An invitation to the blue
The Fisherman wants his friends to see the sea and the untouched bays that he explored with the tirhandil he called “Yatağan” because it careened nicely in the wind. The Blue Voyage exploration trip started under the guidance of the Fisherman for the first time has become a ritual, a passion that continues ever since to widespread. A letter arrives from Bodrum to Sabahattin Eyüboğlu, Director of Translation Department of the World Classics Series of Ministry of National Education in one of the spring days of 1945. Since it was still a place of exile at the time, there was no road to Bodrum and it was only possible to reach here from the center of Kuşadası or Muğla by horses or donkeys. This letter is an invitation to the blue voyage. Let’s listen to the next part of the story from writer and translator Erol Güney’s first blue voyage narrative, which takes place at the beginning of the book “Blue Voyage Notes”, the diary kept by Bedri Rahmi Eyüboğlu on his blue voyage:
“We’re in Ankara, early summer. There is a very hopeful ambiance in the city. The war is over, the United Nations is established, everyone is talking about democracy and multiparty elections. Right then, the Director of the Translation Department of the Classics Series of the Ministry of Education and my best friend Sabahattin Eyüboğlu entered my room:
– I have an offer for you.
– What’s up, I wonder what it is?
– I got a letter from Cevat Şakir from Bodrum. He says to gather a few friends, come south, see what beauty is. The Fisherman has already told me about such a trip, but time was not appropriate. Now it seems to be the right time for such a trip. I talked to Bedri, he’s already accepted. How could a painter not? Now I’m asking, can you come, too?

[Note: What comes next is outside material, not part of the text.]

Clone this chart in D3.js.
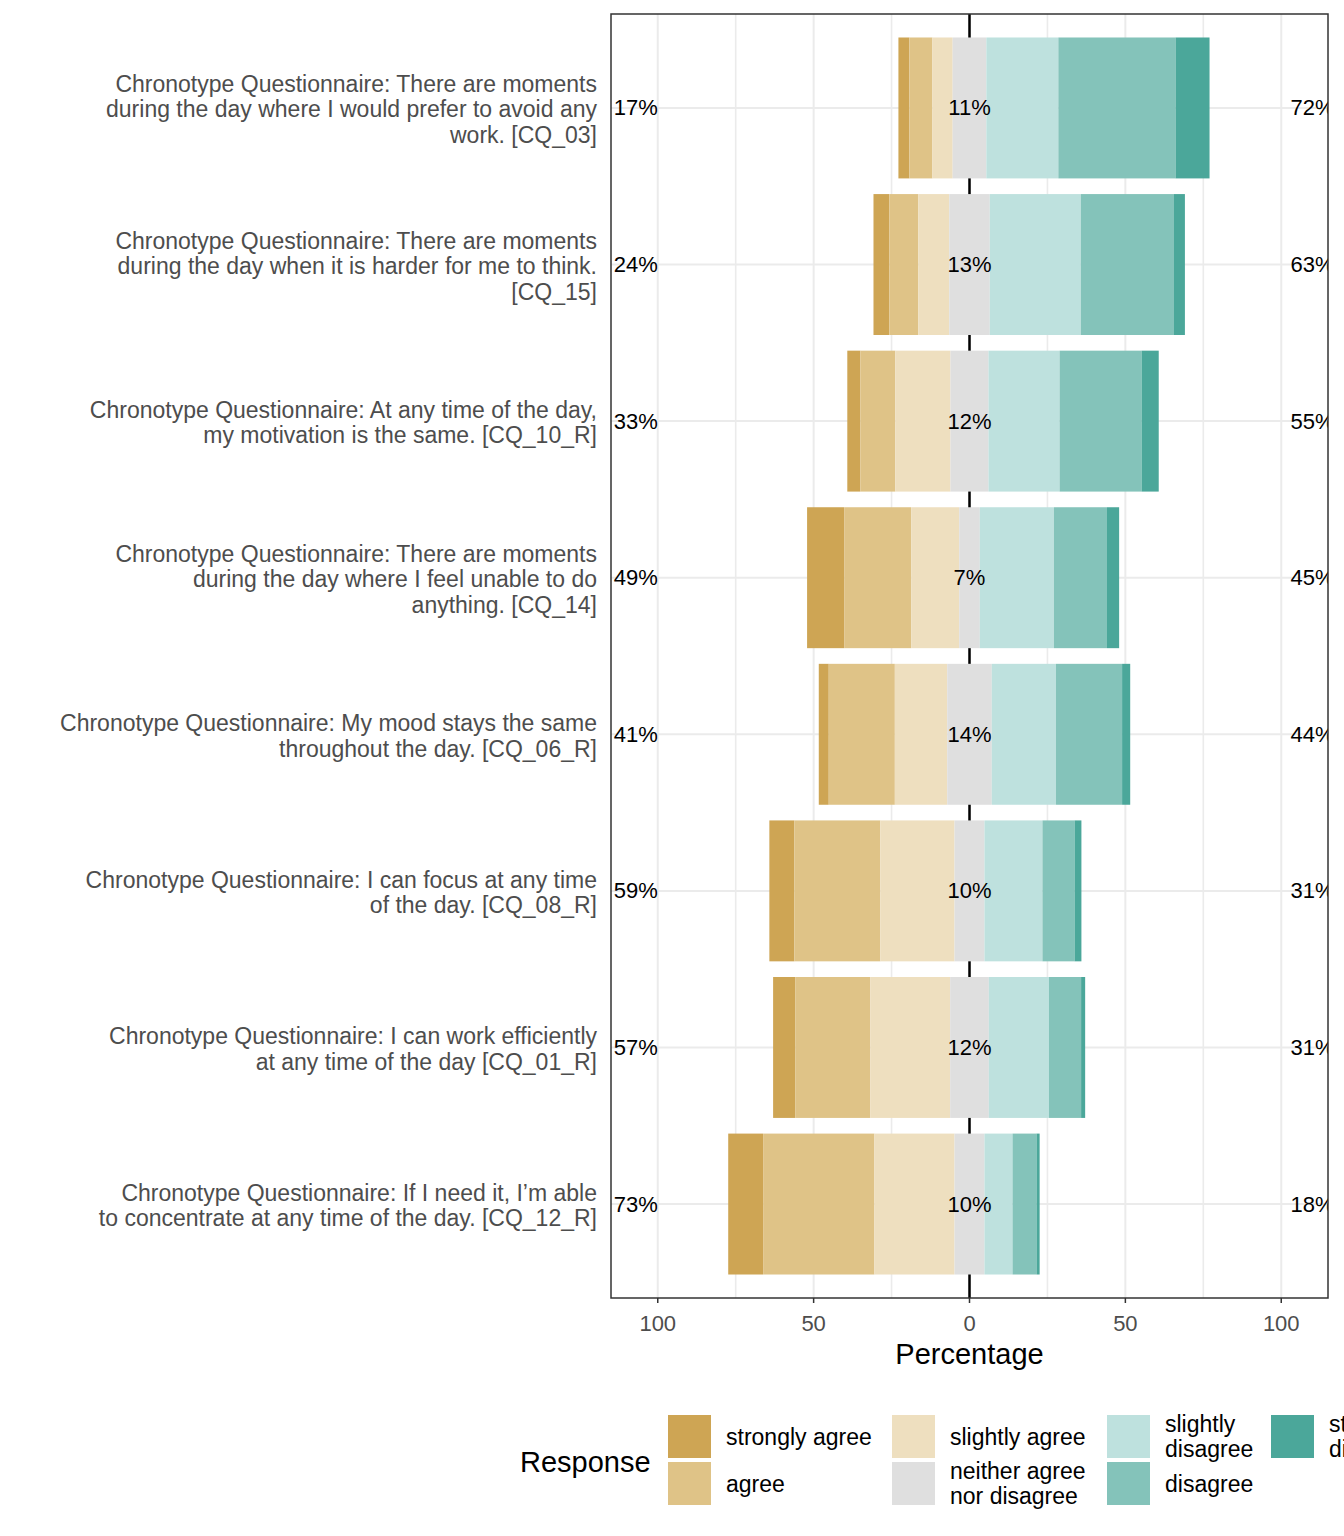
<!DOCTYPE html>
<html lang="en">
<head>
<meta charset="utf-8">
<title>Chronotype Questionnaire</title>
<script src="https://cdn.jsdelivr.net/npm/d3@7"></script>
<style>
	body { margin: 0; background: white; }
	svg { display: block; font-family: "Liberation Sans", Arial, Helvetica, sans-serif; }
</style>
</head>
<body>
<svg id="chart" width="1344" height="1536"></svg>
<script>
// response levels, left (agree) to right (disagree)
var levels = ["strongly agree", "agree", "slightly agree", "neither agree\nnor disagree", "slightly\ndisagree", "disagree", "strongly\ndisagree"]
var colors = ["#CEA554", "#DFC387", "#EEDFBF", "#DFDFDF", "#BEE1DE", "#84C3BA", "#4BA79A"]

// items, top to bottom
var items = [
	"Chronotype Questionnaire: There are moments\nduring the day where I would prefer to avoid any\nwork. [CQ_03]",
	"Chronotype Questionnaire: There are moments\nduring the day when it is harder for me to think.\n[CQ_15]",
	"Chronotype Questionnaire: At any time of the day,\nmy motivation is the same. [CQ_10_R]",
	"Chronotype Questionnaire: There are moments\nduring the day where I feel unable to do\nanything. [CQ_14]",
	"Chronotype Questionnaire: My mood stays the same\nthroughout the day. [CQ_06_R]",
	"Chronotype Questionnaire: I can focus at any time\nof the day. [CQ_08_R]",
	"Chronotype Questionnaire: I can work efficiently\nat any time of the day [CQ_01_R]",
	"Chronotype Questionnaire: If I need it, I\u2019m able\nto concentrate at any time of the day. [CQ_12_R]"
]

// percentages per item, in the order of levels
var pct = [
	[3.5, 7.4, 6.5, 10.8, 23.1, 37.6, 10.9],
	[5.1, 9.3, 9.9, 13.0, 29.2, 29.9, 3.5],
	[4.2, 11.2, 17.7, 12.2, 22.8, 26.3, 5.5],
	[11.9, 21.5, 15.4, 6.6, 23.8, 17.0, 3.9],
	[3.2, 21.2, 16.8, 14.3, 20.6, 21.2, 2.6],
	[8.0, 27.6, 23.8, 9.6, 18.6, 10.3, 2.2],
	[7.1, 24.1, 25.6, 12.4, 19.3, 10.3, 1.3],
	[11.2, 35.7, 25.7, 9.6, 9.0, 7.7, 1.0]
]

var xTicks = [-100, -50, 0, 50, 100]
var xMinor = [-75, -25, 25, 75]

var panel = {left: 611, right: 1328, top: 14, bottom: 1298}
var svg = d3.select("#chart")

var x = d3.scaleLinear().domain([-115, 115]).range([panel.left, panel.right])
var y = d3.scalePoint().domain(d3.range(items.length)).range([panel.top, panel.bottom]).padding(0.6)
var bh = y.step() * 0.9

svg.append("rect").attr("width", 1344).attr("height", 1536).attr("fill", "white")

svg.append("defs").append("clipPath").attr("id", "pclip")
	.append("rect")
	.attr("x", panel.left).attr("y", panel.top)
	.attr("width", panel.right - panel.left).attr("height", panel.bottom - panel.top)

var g = svg.append("g").attr("clip-path", "url(#pclip)")

// grid
g.selectAll(".minor").data(xMinor).enter().append("line")
	.attr("x1", d => x(d)).attr("x2", d => x(d))
	.attr("y1", panel.top).attr("y2", panel.bottom)
	.attr("stroke", "#EBEBEB").attr("stroke-width", 1.6)
g.selectAll(".major").data(xTicks).enter().append("line")
	.attr("x1", d => x(d)).attr("x2", d => x(d))
	.attr("y1", panel.top).attr("y2", panel.bottom)
	.attr("stroke", "#EBEBEB").attr("stroke-width", 2)
g.selectAll(".hgrid").data(items).enter().append("line")
	.attr("x1", panel.left).attr("x2", panel.right)
	.attr("y1", (d, i) => y(i)).attr("y2", (d, i) => y(i))
	.attr("stroke", "#EBEBEB").attr("stroke-width", 2)

// zero line
g.append("line")
	.attr("x1", x(0)).attr("x2", x(0))
	.attr("y1", panel.top).attr("y2", panel.bottom)
	.attr("stroke", "black").attr("stroke-width", 2.5)

// stacked bars, neutral split around zero
var segs = []
pct.forEach(function(row, i) {
	var start = -(row[0] + row[1] + row[2] + row[3] / 2)
	row.forEach(function(v, k) {
		segs.push({row: i, k: k, x0: start, x1: start + v})
		start += v
	})
})
g.selectAll(".seg").data(segs).enter().append("rect")
	.attr("x", d => x(d.x0))
	.attr("width", d => x(d.x1) - x(d.x0))
	.attr("y", d => y(d.row) - bh / 2)
	.attr("height", bh)
	.attr("fill", d => colors[d.k])

// percent labels
var lab = g.append("g").attr("font-size", 22).attr("fill", "black").attr("dominant-baseline", "central")
pct.forEach(function(row, i) {
	var left = Math.round(row[0] + row[1] + row[2])
	var right = Math.round(row[4] + row[5] + row[6])
	var mid = Math.round(row[3])
	lab.append("text").attr("x", x(-100)).attr("y", y(i)).attr("text-anchor", "end").text(left + "%")
	lab.append("text").attr("x", x(0)).attr("y", y(i)).attr("text-anchor", "middle").text(mid + "%")
	lab.append("text").attr("x", x(103)).attr("y", y(i)).attr("text-anchor", "start").text(right + "%")
})

// panel border
svg.append("rect")
	.attr("x", panel.left).attr("y", panel.top)
	.attr("width", panel.right - panel.left).attr("height", panel.bottom - panel.top)
	.attr("fill", "none").attr("stroke", "#333333").attr("stroke-width", 1.5)

// y labels
var lh = 25.5
items.forEach(function(t, i) {
	var lines = t.split("\n")
	var txt = svg.append("text")
		.attr("x", 597).attr("text-anchor", "end")
		.attr("font-size", 23).attr("fill", "#4D4D4D")
		.attr("dominant-baseline", "central")
	lines.forEach(function(s, j) {
		txt.append("tspan").attr("x", 597)
			.attr("y", y(i) + 1.5 + (j - (lines.length - 1) / 2) * lh)
			.text(s)
	})
})

// x axis
svg.selectAll(".xt").data(xTicks).enter().append("text")
	.attr("x", d => x(d)).attr("y", 1323)
	.attr("text-anchor", "middle").attr("dominant-baseline", "central")
	.attr("font-size", 22).attr("fill", "#4D4D4D")
	.text(d => Math.abs(d))
svg.selectAll(".xtick").data(xTicks).enter().append("line")
	.attr("x1", d => x(d)).attr("x2", d => x(d))
	.attr("y1", panel.bottom).attr("y2", panel.bottom + 5)
	.attr("stroke", "#333333").attr("stroke-width", 1.5)
svg.append("text").attr("x", x(0)).attr("y", 1354)
	.attr("text-anchor", "middle").attr("dominant-baseline", "central")
	.attr("font-size", 29).attr("fill", "black").text("Percentage")

// legend
var leg = svg.append("g")
leg.append("text").attr("x", 520).attr("y", 1462)
	.attr("dominant-baseline", "central").attr("font-size", 29).text("Response")
var colX = [668, 892, 1107, 1271]
var rowY = [1415, 1462]
levels.forEach(function(l, k) {
	var cx = colX[Math.floor(k / 2)], cy = rowY[k % 2]
	leg.append("rect").attr("x", cx).attr("y", cy).attr("width", 43).attr("height", 43).attr("fill", colors[k])
	var lines = l.split("\n")
	var t = leg.append("text").attr("font-size", 23).attr("fill", "black").attr("dominant-baseline", "central")
	lines.forEach(function(s, j) {
		t.append("tspan").attr("x", cx + 58)
			.attr("y", cy + 21.5 + (j - (lines.length - 1) / 2) * 25)
			.text(s)
	})
})
</script>
</body>
</html>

– Of course, do I miss the opportunity to see the south and meet with the Fisherman in person?
– Yes! So find another person, we should be eight or ten, we share the costs, it’s cheaper for everyone.”
And the team was organized that day…
The voyage and the beginning of a tradition
The Fisherman is about to realize his dream, entertain his friends, but there is an obstacle; transportation. A solution is found; the Fisherman and his best friend Paluko, sponge diver and octopus hunter, go to İzmir by their sailboats to pick up their first blue passengers. A delightful team is ready: Sabahattin Eyüboğlu, Bedri Rahmi Eyüboğlu, Sabahattin Ali, the poet Fuad Ömer Keskinoğlu, Erol Güney, his childhood friend Benya, Necati Cumalı and the Fisherman of Halicarnassus who knows the blues like the palm of his hand… The Fisherman and his friends discover untouched coves, impossible to reach through the land, explore archaeological remains that have never been noticed before, do research about the long-standing history and past of Western Anatolia, meet the marine culture.They adopt a lifestyle that fits the spirit of the blue voyage. The traditions of this first expedition from İzmir to Gökova create the basis for others. Cheese, water, sea biscuits from İstanköy, and bait to fish… They did not read the newspaper; they did not turn on the radio; they slept at the deck; they fished… While the foundations of the blue voyage were laid, production did not stop; poems, novels, articles on ancient cities were written. For example, the poem titled “Paluko’s Sail” (Paluko’nun Yelkeni) was written by Bedri Rahmi Eyüboğlu on the boat…
Bedri Rahmi Eyüboğlu begins keeping a journal for the trips in his first trip and has 12 journals kept for different years. His son Mehmet and his daughter-in-law Hughette Eyüboğlu kept the archive of Bedri Rahmi very well for many years and put together the paintings and unpublished poems that had not been displayed before, and brought them together in the Blue Voyage Notes. Published by Türkiye İş Bankası Kültür Publications, the Blue Voyage Notes is actually a diary enriched with painting, poetry, and writing. A striking assessment of the past and present of the blue voyages is a comment made by Bedri Rahmi Eyüboğlu’s son Mehmet Eyüboğlu, who is no longer alive today: “I think, here is the most important difference between the old and the new Blue Voyages… Passengers of the past had their hearts and minds full, but their wallets empty. Now the wallets are full but hearts…”
Cannot be replaced
The beautiful sea of Bodrum, which Homer calls “the land of eternal blues”, its bays, its history with all its glory are in place; however, we can only remember those naive days of the Blue Voyage nostalgically. That passion for the sea and the lifestyle which settles down with what nature has to offer no longer exist; there are tour boats that fill the bays… Still there is no other way of traveling that can replace the blue voyage. Nothing can replace the feeling of washing your face with sea water in the morning.